Don’t you just hate people with ulterior motives who have enough standing that people listen to them and believe in them without realizing their true agenda?
The tiny, unincorporated village that I live in has an old building that’s no longer used by the entity that owns it but they continue to use part of the grounds surrounding the building for very valid purposes. That entity made a decision about a year ago to auction off the building and a small portion of the grounds surrounding it. The price they were asking was too high, given the valuation of the building and the fact that most of the land associated with it wasn’t part of the deal. They had no takers.
The only serious potential buyer for the building, a local businessman with strong ties to the community, wanted everything, lock, stock and barrel. He wouldn’t settle for what the entity was willing to part with and didn’t formally bid. Why does he want it all? Well, for starters, he owns the farm land that butts up against it and he’d be able to extend his property. Secondly, and perhaps more importantly in his eyes as an oil man, there’s a drilling well on the property and mineral rights that go along with that. No one can blame him for wanting this land for the profit potential he sees in it. No one. That’s not in dispute.

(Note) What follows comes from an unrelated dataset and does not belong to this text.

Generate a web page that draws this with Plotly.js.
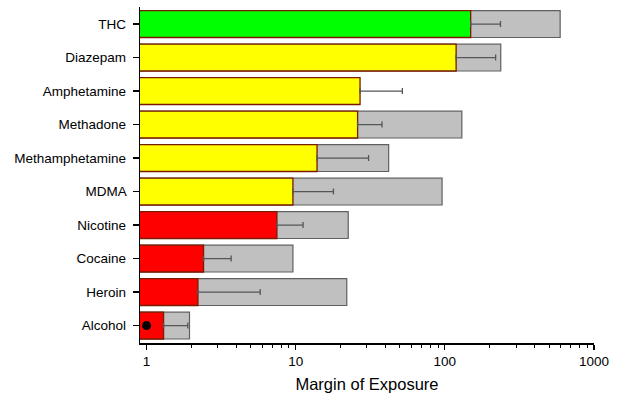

Last night we had a community meeting to discuss a plan for the community, under the umbrella of a 501-C3 non-profit organization, to buy this building at a steeply discounted cost to operate it as a community center. It’s been offered to the community in a very specific, low dollar deal that only includes what was originally offered at auction. Included in the meeting discussion was a request for capital contribution pledges for so many years to pay for the maintenance and operations of the building until it generates enough rental income to pay for itself. There’s a tight timeline involved in the process as the building – which isn’t in bad shape at all – is slated for demolition. Once demolished, some or all of the land will likely be auctioned to the highest bidder rather than donated to the community. The community may win it, they may not.
The community was on board at the meeting, engaged and interested and they had their wallets out until our friendly neighborhood business man came in to stir the pot. His take? We shouldn’t let the current owners “off the hook” by buying this building and bailing them out. We shouldn’t take on an asset that costs so much to operate that comes with not all of the associated land. We should let them go ahead and tear it down, buy the resulting land and build our own building. For the operating costs proposed over five years (over a quarter of a million), we can build our own building. Those are all his words with very little paraphrasing on my part.
Does anyone see the hypocrisy in that? We, as a community have been made an offer for a very attractive price to acquire a fully functional building with tens of thousands of square feet and he’s suggesting we let them tear it down, hope to acquire the land at auction against multiple bidders and then build a much smaller building there for a much higher price. Of course, he made no mention of where the money to buy the land and then to build on it was going to come from in our little unincorporated slice of countryside. We’re meeting to raise 60 grand or so a year and now he wants us to buy land, fund a building in excess of 200 grand and then operate it? I smelled a rat. Don’t you?
Unfortunately, some in the community agreed with him, not realizing that his intent is to divide them and then, when the land is auctioned, to buy it for his own interests. Community minded purposes don’t play into that. Fortunately, enough saw through the ruse to work around to a compromise. We’ll be approaching the entity with an offer to take everything and grant them a 99 year lease/easement to use what they need. Failing that, we’ll take the offer that’s already on the table.
Ill will abounds in the village after last night but, in the end, community spirit won out over capitalistic intentions. Not every reasonable person buys into personal political hyperbole!